The Washington Post The New York Times

7. Iranian leader warns 'single blunder' could trigger conflict

Iranian President Hassan Rouhani on Wednesday warned that a "single blunder" could threaten peace in the Persian Gulf. Rouhani, in a closely watched speech at the United Nations General Assembly, accused the United States of "merciless economic terrorism" against his country since President Trump withdrew the U.S. from the 2015 Iranian nuclear deal. Rouhani said the Trump administration had committed "international piracy" against his country by reimposing economic sanctions. Iran "will never negotiate with an enemy that seeks to make Iran surrender with the weapon of poverty," Rouhani said. "Stop the sanctions so as to open the way for the start of negotiations." The speech came shortly after Secretary of State Mike Pompeo announced fresh sanctions targeting Iran's ability to sell its oil.

The Associated Press

8. U.K.'s Johnson dismisses opposition calls to resign

A defiant British Prime Minister Boris Johnson dismissed opposition calls to step down during a contentious appearance in Parliament on Wednesday. A day earlier, the U.K.'s highest court ruled Johnson's suspension of Parliament ahead of a late October Brexit deadline was illegal. Opposition Labour Party leader Jeremy Corbyn said Johnson "should have done the honorable thing and resigned" after the ruling. Johnson, who has vowed to lead the U.K. out of the European Union with or without a divorce deal, dared the opposition to push for a new election if it wants a change. "This Parliament must either stand aside and let this government get Brexit done or bring a vote of confidence and finally face the day of reckoning with the voters," Johnson said.

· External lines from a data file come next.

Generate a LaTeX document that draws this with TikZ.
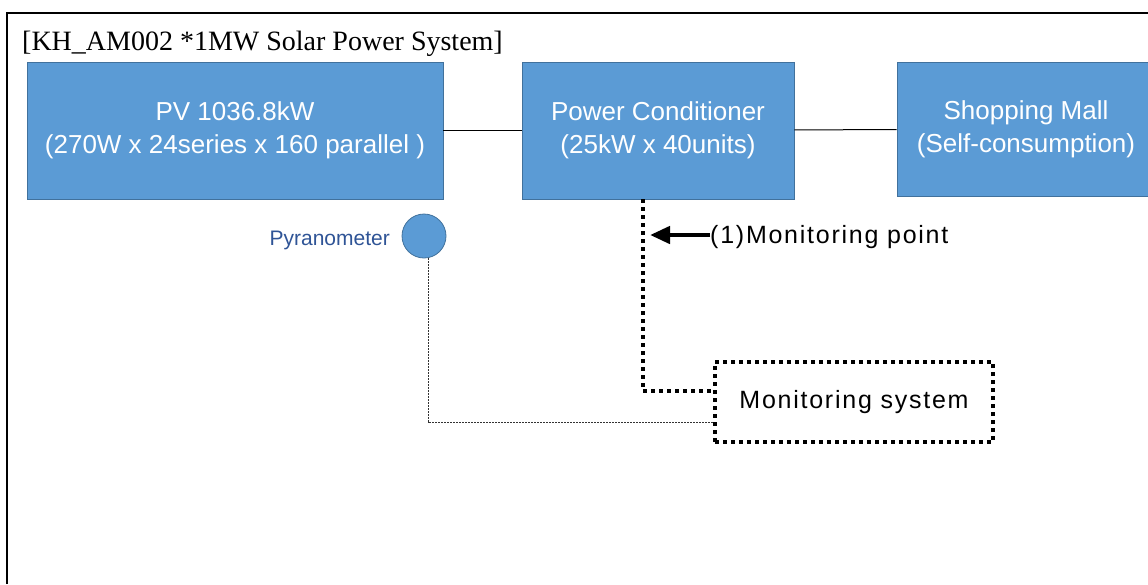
\documentclass[tikz,border=0pt]{standalone}
\usepackage{fontspec}
\setmainfont{Liberation Serif}
\setsansfont{Liberation Sans}
\newfontfamily\spacedsf[LetterSpace=7]{Liberation Sans}
\usetikzlibrary{arrows.meta,positioning}
\definecolor{boxblue}{HTML}{5B9BD5}
\definecolor{boxedge}{HTML}{41719C}
\definecolor{labelblue}{HTML}{2F5496}

\begin{document}
\begin{tikzpicture}[
    x=1pt, y=-1pt,
    unit/.style={rectangle, draw=boxedge, fill=boxblue, line width=0.8pt, inner sep=0pt, minimum height=137pt, align=center, text=white, font=\sffamily\fontsize{26}{33}\selectfont},
    sensor/.style={circle, draw=boxedge, fill=boxblue, line width=0.8pt, minimum size=44pt, inner sep=0pt},
    monbox/.style={rectangle, draw, line width=4pt, dash pattern=on 4pt off 4pt, minimum width=278pt, minimum height=80pt, inner sep=0pt, font=\spacedsf\fontsize{25}{28}\selectfont},
    link/.style={draw, line width=1pt},
    thickdot/.style={draw, line width=4pt, dash pattern=on 4pt off 4pt},
    thindot/.style={draw, line width=0.8pt, dash pattern=on 2pt off 1pt, black!80},
    pointer/.style={-{Triangle[length=20pt, width=17pt]}, line width=4.5pt}
]
\useasboundingbox (0,0) rectangle (1148,584);
\draw[line width=2pt] (7,584) -- (7,13) -- (1150,13);

\node[anchor=base west, inner sep=0pt, font=\fontsize{28}{32}\selectfont] (title) at (22,50) {[KH\_AM002 *1MW Solar Power System]};

\node[unit, minimum width=416pt] (pv) at (235,130.5) {PV 1036.8kW\\(270W x 24series x 160 parallel )};
\node[unit, minimum width=272pt] (pcs) at (658,130.5) {Power Conditioner\\(25kW x 40units)};
\node[unit, minimum width=258pt, minimum height=134pt] (mall) at (1026,129) {Shopping Mall\\(Self-consumption)};

\node[sensor] (pyr) at (424,236) {};
\node[anchor=east, inner sep=0pt, text=labelblue, font=\sffamily\fontsize{21}{24}\selectfont] (pyrlabel) at (390,240) {Pyranometer};

\node[monbox] (mon) at (854,402) {Monitoring system};

\node[anchor=west, inner sep=0pt, font=\spacedsf\fontsize{25}{28}\selectfont] (mpoint) at (710,237) {(1)Monitoring point};
\coordinate (tip) at (650,235);

\draw[link] (pv) -- (pcs);
\draw[link] (pcs) -- (mall);
\draw[thickdot] ([xshift=-15pt]pcs.south) |- ([yshift=11pt]mon.west);
\draw[thindot] ([xshift=4pt]pyr.south) |- ([yshift=-20pt]mon.west);
\draw[pointer] (mpoint.west |- tip) -- (tip);
\end{tikzpicture}
\end{document}
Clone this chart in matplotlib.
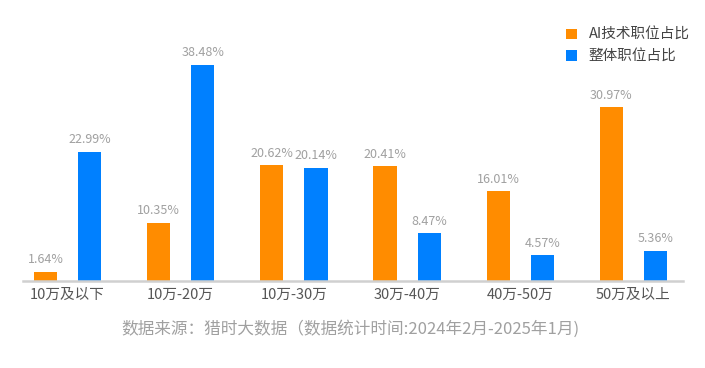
import matplotlib
matplotlib.use('Agg')
import matplotlib.pyplot as plt
import numpy as np

plt.rcParams['font.family'] = ['Noto Sans CJK SC', 'DejaVu Sans']

# salary ranges and shares (%)
categories = ['10万及以下', '10万-20万', '10万-30万', '30万-40万', '40万-50万', '50万及以上']
ai_share = [1.64, 10.35, 20.62, 20.41, 16.01, 30.97]
all_share = [22.99, 38.48, 20.14, 8.47, 4.57, 5.36]
series_names = ['AI技术职位占比', '整体职位占比']

orange = '#FF8C00'
blue = '#0080FF'

fig = plt.figure(figsize=(7.05, 3.68), dpi=100)
ax = fig.add_axes([23 / 705, 1 - 281 / 368, 660 / 705, 266 / 368])

x = np.arange(len(categories))
b1 = ax.bar(x - 0.195, ai_share, width=0.205, color=orange, label=series_names[0])
b2 = ax.bar(x + 0.195, all_share, width=0.205, color=blue, label=series_names[1])

#value labels above the bars
for bars in (b1, b2):
	for rect in bars:
		h = rect.get_height()
		ax.annotate('%.2f%%' % h, (rect.get_x() + rect.get_width() / 2, h),
			xytext=(0, 4), textcoords='offset points', ha='center', va='bottom',
			fontsize=9, color='#A0A0A0')

ax.set_xlim(-0.393, 5.437)
ax.set_ylim(0, 266 / 5.613)
ax.set_xticks(x)
ax.set_xticklabels(categories, fontsize=10.5, color='#555555', fontweight='medium')
ax.tick_params(axis='x', length=0, pad=5)
ax.set_yticks([])
for s in ['top', 'right', 'left']:
	ax.spines[s].set_visible(False)
ax.spines['bottom'].set_color('#D0D0D0')
ax.spines['bottom'].set_linewidth(1.8)

ax.legend(loc='upper left', bbox_to_anchor=(553 / 705, 1 - 15 / 368), bbox_transform=fig.transFigure,
	frameon=False, fontsize=10.5, handlelength=0.75, handleheight=0.75, handletextpad=0.8,
	labelspacing=0.5, labelcolor='#444444')

fig.text(350 / 705, 1 - 329 / 368, '数据来源：猎时大数据（数据统计时间:2024年2月-2025年1月)',
	ha='center', va='center', fontsize=12, color='#A0A0A0')

plt.savefig('out.png', dpi=100)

Reuters The Associated Press

9. Family health insurance costs hit record high

Family health coverage costs in the U.S. have risen to a record high above $20,000, according to an annual Kaiser Family Foundation survey released Wednesday. The higher cost has caused more American workers to switch to cheaper plans that provide less coverage, or to simply go without insurance altogether. "It's as much as buying a basic economy car," said Drew Altman, chief executive officer of the Kaiser Family Foundation, "but buying it every year." The nonprofit health research group found that health-care premiums and deductibles are going up faster than wages or prices across the rest of the economy. The average deductible for a single person, for example, has gone up to $1,396 in 2019. In 2009, it was $533.


10. Goldman Sachs: Cities face costly, 'significant' climate change risks

Goldman Sachs on Wednesday released a report warning of costly, "significant" potential risks to some of the world's largest cities as climate change hits them with more frequent and extreme storms, higher temperatures, and rising sea levels. The bank's Global Markets Institute noted that New York, Tokyo, and Lagos are high on the list of major cities that could face harmful flooding from storm surges. Miami, Alexandria, Dhaka, and Shanghai also face flood threats because they are just above sea level. The report also pointed out that 80 percent of global GDP comes out of cities, and half the world's population lives in them.